• [WHAT IS NEEDED]:
Below are the records; give again exactly the lines from the one containing "Write a Python" through the one containing "plt.rcParams['font.family'] = ['Liberation Sans', 'DejaVu", leaving out pictures.

--------------------------------------------------

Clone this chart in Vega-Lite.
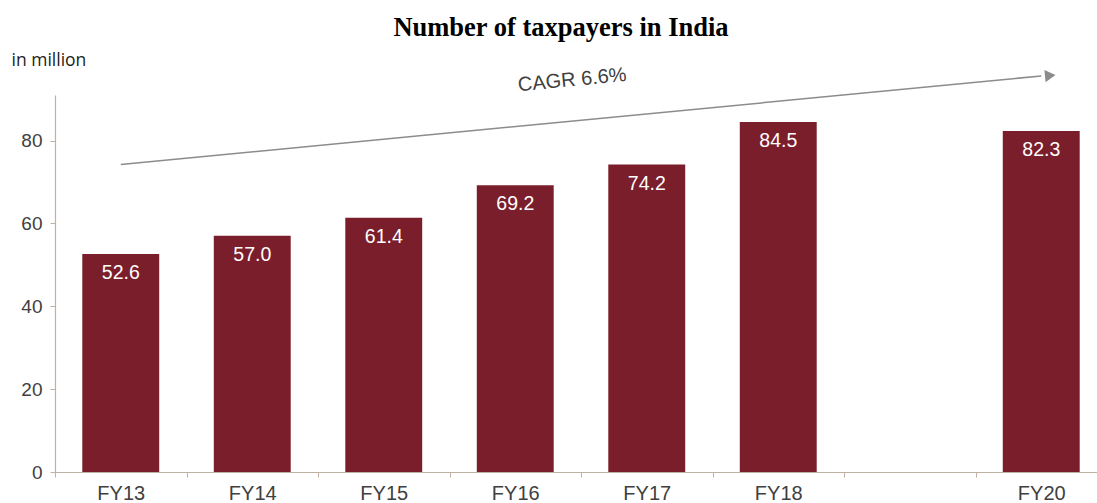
{
  "$schema": "https://vega.github.io/schema/vega-lite/v6.json",
  "width": 1052,
  "height": 377,
  "autosize": {"type": "none"},
  "padding": {"left": 55, "top": 95, "right": 0, "bottom": 31},
  "background": "white",
  "title": {
    "text": "Number of taxpayers in India",
    "font": "Liberation Serif",
    "fontSize": 26.5,
    "fontWeight": "bold",
    "color": "#000000",
    "anchor": "middle",
    "dx": -20,
    "offset": 10
  },
  "config": {"view": {"stroke": null}},
  "datasets": {
    "bars": [
      {"year": "FY13", "value": 52.6},
      {"year": "FY14", "value": 57.0},
      {"year": "FY15", "value": 61.4},
      {"year": "FY16", "value": 69.2},
      {"year": "FY17", "value": 74.2},
      {"year": "FY18", "value": 84.5},
      {"year": "FY19", "value": null},
      {"year": "FY20", "value": 82.3}
    ],
    "trend": [
      {"start": "FY13", "end": "FY20", "y0": 74.2, "y1": 95.6}
    ],
    "cagr": [
      {"year": "FY16", "y": 94.6, "label": "CAGR 6.6%"}
    ],
    "head": [
      {"year": "FY20", "y": 95.7}
    ]
  },
  "layer": [
    {
      "data": {"name": "bars"},
      "mark": {"type": "bar", "color": "#7B1E2B", "width": {"band": 0.585}},
      "encoding": {
        "x": {
          "field": "year",
          "type": "nominal",
          "scale": {"domain": ["FY13","FY14","FY15","FY16","FY17","FY18","FY19","FY20"], "paddingInner": 0, "paddingOuter": 0},
          "axis": {
            "title": null,
            "labelAngle": 0,
            "labelFont": "Liberation Sans",
            "labelFontSize": 20,
            "labelColor": "#404040",
            "labelPadding": 6,
            "labelExpr": "datum.value == 'FY19' ? '' : datum.value",
            "domainColor": "#BFB2A2",
            "domainWidth": 1.2,
            "tickColor": "#BFB2A2",
            "tickSize": 5,
            "tickBand": "extent"
          }
        },
        "y": {
          "field": "value",
          "type": "quantitative",
          "scale": {"domain": [0, 91], "nice": false},
          "axis": {
            "values": [0, 20, 40, 60, 80],
            "grid": false,
            "title": "in million",
            "titleAngle": 0,
            "titleAlign": "left",
            "titleBaseline": "middle",
            "titleX": -44,
            "titleY": -35,
            "titleFont": "Open Sans",
            "titleFontSize": 17.5,
            "titleFontWeight": "normal",
            "titleColor": "#222222",
            "labelFont": "Liberation Sans",
            "labelFontSize": 19,
            "labelColor": "#404040",
            "labelPadding": 8,
            "domainColor": "#BFB2A2",
            "domainWidth": 1.2,
            "tickColor": "#BFB2A2",
            "tickSize": 5
          }
        }
      }
    },
    {
      "data": {"name": "bars"},
      "mark": {"type": "text", "color": "white", "font": "Liberation Sans", "fontSize": 19.5, "baseline": "middle", "dy": 19},
      "encoding": {
        "x": {"field": "year", "type": "nominal"},
        "y": {"field": "value", "type": "quantitative"},
        "text": {"field": "value", "type": "quantitative", "format": ".1f"}
      }
    },
    {
      "data": {"name": "trend"},
      "mark": {"type": "rule", "color": "#8C8C8C", "strokeWidth": 1.5, "clip": false},
      "encoding": {
        "x": {"field": "start", "type": "nominal"},
        "x2": {"field": "end"},
        "y": {"field": "y0", "type": "quantitative"},
        "y2": {"field": "y1"}
      }
    },
    {
      "data": {"name": "head"},
      "mark": {"type": "point", "shape": "triangle-right", "filled": true, "color": "#8C8C8C", "size": 150, "angle": -5.5, "opacity": 1, "xOffset": 9, "clip": false},
      "encoding": {
        "x": {"field": "year", "type": "nominal"},
        "y": {"field": "y", "type": "quantitative"}
      }
    },
    {
      "data": {"name": "cagr"},
      "mark": {"type": "text", "color": "#404040", "font": "Liberation Sans", "fontSize": 20, "angle": -5.5, "xOffset": 57, "align": "center", "baseline": "middle", "clip": false},
      "encoding": {
        "x": {"field": "year", "type": "nominal"},
        "y": {"field": "y", "type": "quantitative"},
        "text": {"field": "label"}
      }
    }
  ]
}
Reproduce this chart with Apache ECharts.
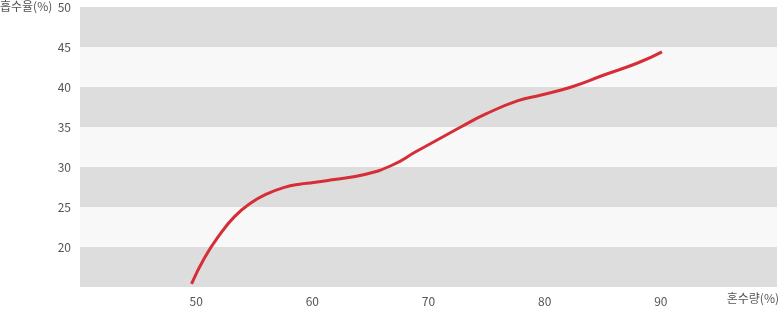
<!DOCTYPE html>
<html>
<head>
<meta charset="utf-8">
<script src="https://cdn.jsdelivr.net/npm/echarts@6/dist/echarts.min.js"></script>
<style>
html,body{margin:0;padding:0;background:#fff;}
#c{width:780px;height:309px;}
</style>
</head>
<body>
<div id="c"></div>
<script>
const xValues = [49.6, 50.7, 51.9, 53.3, 54.7, 56.1, 57.6, 58.9, 60.1, 61.7, 64.6, 66.9, 68.9, 70.9, 72.9, 74.9, 77.7, 79.7, 82.3, 85.1, 88.0, 90.1];
const yValues = [15.4, 18.6, 21.3, 23.8, 25.5, 26.65, 27.45, 27.85, 28.05, 28.4, 29.1, 30.25, 31.9, 33.5, 35.1, 36.6, 38.3, 39.0, 40.0, 41.5, 43.0, 44.4];
const xTickLabels = [50, 60, 70, 80, 90];
const yTickLabels = [20, 25, 30, 35, 40, 45, 50];
const yAxisTitle = '흡수율(%)';
const xAxisTitle = '혼수량(%)';

const font = '"Noto Sans CJK KR", "Noto Sans", sans-serif';
const chart = echarts.init(document.getElementById('c'));
chart.setOption({
  animation: false,
  grid: {left: 80, right: 0, top: 7, bottom: 22},
  xAxis: {
    type: 'value', min: 40, max: 100, interval: 10,
    axisLine: {show: false}, axisTick: {show: false}, splitLine: {show: false},
    axisLabel: {
      color: '#555', fontSize: 12, fontFamily: font, margin: 8,
      formatter: v => xTickLabels.includes(v) ? String(v) : ''
    }
  },
  yAxis: {
    type: 'value', min: 15, max: 50, interval: 5,
    axisLine: {show: false}, axisTick: {show: false}, splitLine: {show: false},
    splitArea: {show: true, areaStyle: {color: ['#dddddd', '#f8f8f8']}},
    axisLabel: {
      color: '#555', fontSize: 12, fontFamily: font, margin: 9,
      formatter: v => yTickLabels.includes(v) ? String(v) : ''
    }
  },
  graphic: [
    {type: 'text', left: 0, top: 0, style: {text: yAxisTitle, fill: '#555', font: '12px ' + font}},
    {type: 'text', right: 1, top: 292, style: {text: xAxisTitle, fill: '#555', font: '12px ' + font}}
  ],
  series: [{
    type: 'line',
    data: xValues.map((x, i) => [x, yValues[i]]),
    smooth: 0.5,
    showSymbol: false,
    lineStyle: {color: '#d62d37', width: 3}
  }]
});
</script>
</body>
</html>
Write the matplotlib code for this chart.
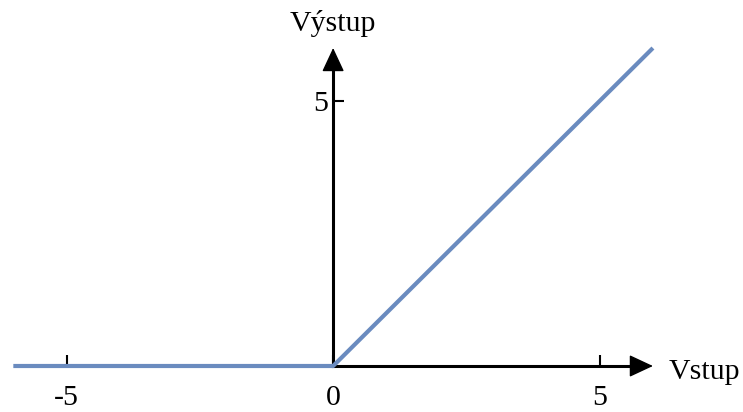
import numpy as np
import matplotlib.pyplot as plt

plt.rcParams['font.family'] = ['Liberation Serif', 'DejaVu Serif']

# ReLU curve samples
x_vals = [-6, 0, 6]
y_vals = [0, 0, 6]
x_ticks = [-5, 0, 5]
x_tick_labels = ['-5', '0', '5']
y_ticks = [5]
y_tick_labels = ['5']
x_label = 'Vstup'
y_label = 'Výstup'

fig = plt.figure(figsize=(7.43, 4.12), dpi=100)
ax = fig.add_axes([0, 0, 1, 1])
ax.set_xlim(-6.25, 7.69)
ax.set_ylim(-0.868, 6.906)

# axes through the origin
for side in ['top', 'right']:
    ax.spines[side].set_visible(False)
ax.spines['bottom'].set_position(('data', 0))
ax.spines['left'].set_position(('data', 0))
ax.spines['bottom'].set_bounds(0, 5.7)
ax.spines['left'].set_bounds(0, 5.7)
for side in ['bottom', 'left']:
    ax.spines[side].set_linewidth(2.2)

ax.set_xticks(x_ticks, x_tick_labels)
ax.set_yticks(y_ticks, y_tick_labels)
ax.tick_params(axis='both', direction='in', length=8, width=1.5, labelsize=21.5)
ax.tick_params(axis='x', pad=14)
ax.tick_params(axis='y', pad=4)

arrow = dict(arrowstyle='-|>,head_length=1.5,head_width=0.7', color='black', lw=1,
             shrinkA=0, shrinkB=0)
ax.annotate('', xy=(6.0, 0), xytext=(5.5, 0), arrowprops=arrow)
ax.annotate('', xy=(0, 6.0), xytext=(0, 5.5), arrowprops=arrow)

ax.plot(x_vals, y_vals, color='#6a8bbf', lw=3, solid_capstyle='butt', zorder=5)

ax.text(6.3, -0.25, x_label, fontsize=21.5, ha='left', va='baseline')
ax.text(0, 6.33, y_label, fontsize=21.5, ha='center', va='baseline')

fig.savefig('out.png', dpi=100)
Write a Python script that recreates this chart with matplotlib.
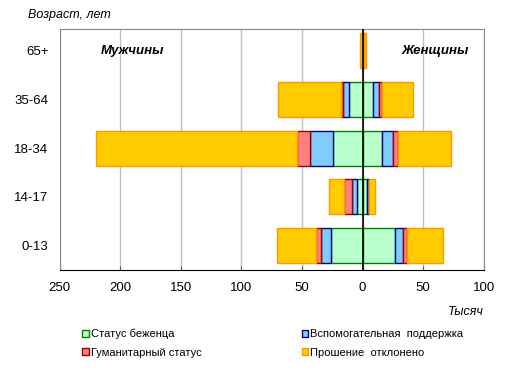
import matplotlib.pyplot as plt
import numpy as np

plt.rcParams['font.family'] = ['Liberation Sans', 'DejaVu Sans']

ages = ['0-13', '14-17', '18-34', '35-64', '65+']
series = ['Статус беженца', 'Вспомогательная  поддержка',
          'Гуманитарный статус', 'Прошение  отклонено']

# тысяч человек
men = {
    'Статус беженца':              [25.9, 5.0, 24.7, 11.0, 0.4],
    'Вспомогательная  поддержка':  [8.7, 4.1, 19.0, 5.0, 0.2],
    'Гуманитарный статус':         [3.6, 6.6, 10.5, 2.0, 0.2],
    'Прошение  отклонено':         [32.2, 11.8, 165.4, 51.6, 1.4],
}
women = {
    'Статус беженца':              [26.4, 3.8, 16.2, 8.2, 0.5],
    'Вспомогательная  поддержка':  [7.1, 1.4, 9.0, 5.5, 0.3],
    'Гуманитарный статус':         [3.3, 0.3, 3.9, 2.2, 0.2],
    'Прошение  отклонено':         [29.2, 4.7, 43.9, 25.3, 1.8],
}

fills = ['#B8FFCC', '#80CCFF', '#FF8080', '#FFCC00']
edges = ['#008000', '#000080', '#990000', '#FF9900']

fig = plt.figure(figsize=(5.10, 3.79), dpi=100)
ax = fig.add_axes([0.1167, 0.2876, 0.832, 0.637])

y = np.arange(len(ages))
left_m = np.zeros(len(ages))
left_w = np.zeros(len(ages))
handles = {}
for name, fc, ec in zip(series, fills, edges):
    m = np.array(men[name])
    w = np.array(women[name])
    h = ax.barh(y, -m, left=-left_m, height=0.72, color=fc, edgecolor=ec,
                linewidth=1.0, zorder=3, label=name)
    ax.barh(y, w, left=left_w, height=0.72, color=fc, edgecolor=ec,
            linewidth=1.0, zorder=3)
    left_m += m
    left_w += w
    handles[name] = h

ax.axvline(0, color='black', linewidth=1.2, zorder=4)
ax.set_xlim(-250, 100)
ax.set_ylim(-0.5, 4.45)
ticks = np.arange(-250, 101, 50)
ax.set_xticks(ticks)
ax.set_xticklabels([str(abs(t)) for t in ticks], fontsize=9.5)
ax.set_yticks(y)
ax.set_yticklabels(ages, fontsize=9.5)
ax.tick_params(axis='y', length=0, pad=8)
ax.tick_params(axis='x', length=3, direction='in', pad=9, colors='#555555',
               labelcolor='black')
ax.xaxis.grid(True, color='#C0C0C0', linewidth=1.0, zorder=0)
ax.set_axisbelow(True)
for s in ['top', 'left', 'right']:
    ax.spines[s].set_color('#888888')
ax.spines['bottom'].set_color('black')

ax.text(-190, 4.0, 'Мужчины', fontsize=9.5, fontweight='bold', style='italic',
        ha='center', va='center')
ax.text(60, 4.0, 'Женщины', fontsize=9.5, fontweight='bold', style='italic',
        ha='center', va='center')

fig.text(0.055, 0.96, 'Возраст, лет', fontsize=9, style='italic',
         ha='left', va='center')
fig.text(0.948, 0.177, 'Тысяч', fontsize=9, style='italic',
         ha='right', va='center')

order = [series[0], series[2], series[1], series[3]]
fig.legend([handles[n] for n in order], order, loc='upper left',
           bbox_to_anchor=(0.152, 0.144), ncol=2, frameon=False, fontsize=8,
           handlelength=0.6, handleheight=0.6, handletextpad=0.2,
           columnspacing=9.0, labelspacing=0.75, borderaxespad=0)

fig.savefig('out.png', dpi=100)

--------------------------------------------------

• [OUTPUT FOR THIS EXERCISE]:
Write a Python script that recreates this chart with matplotlib.
import matplotlib.pyplot as plt
import numpy as np

plt.rcParams['font.family'] = ['Liberation Sans', 'DejaVu Sans']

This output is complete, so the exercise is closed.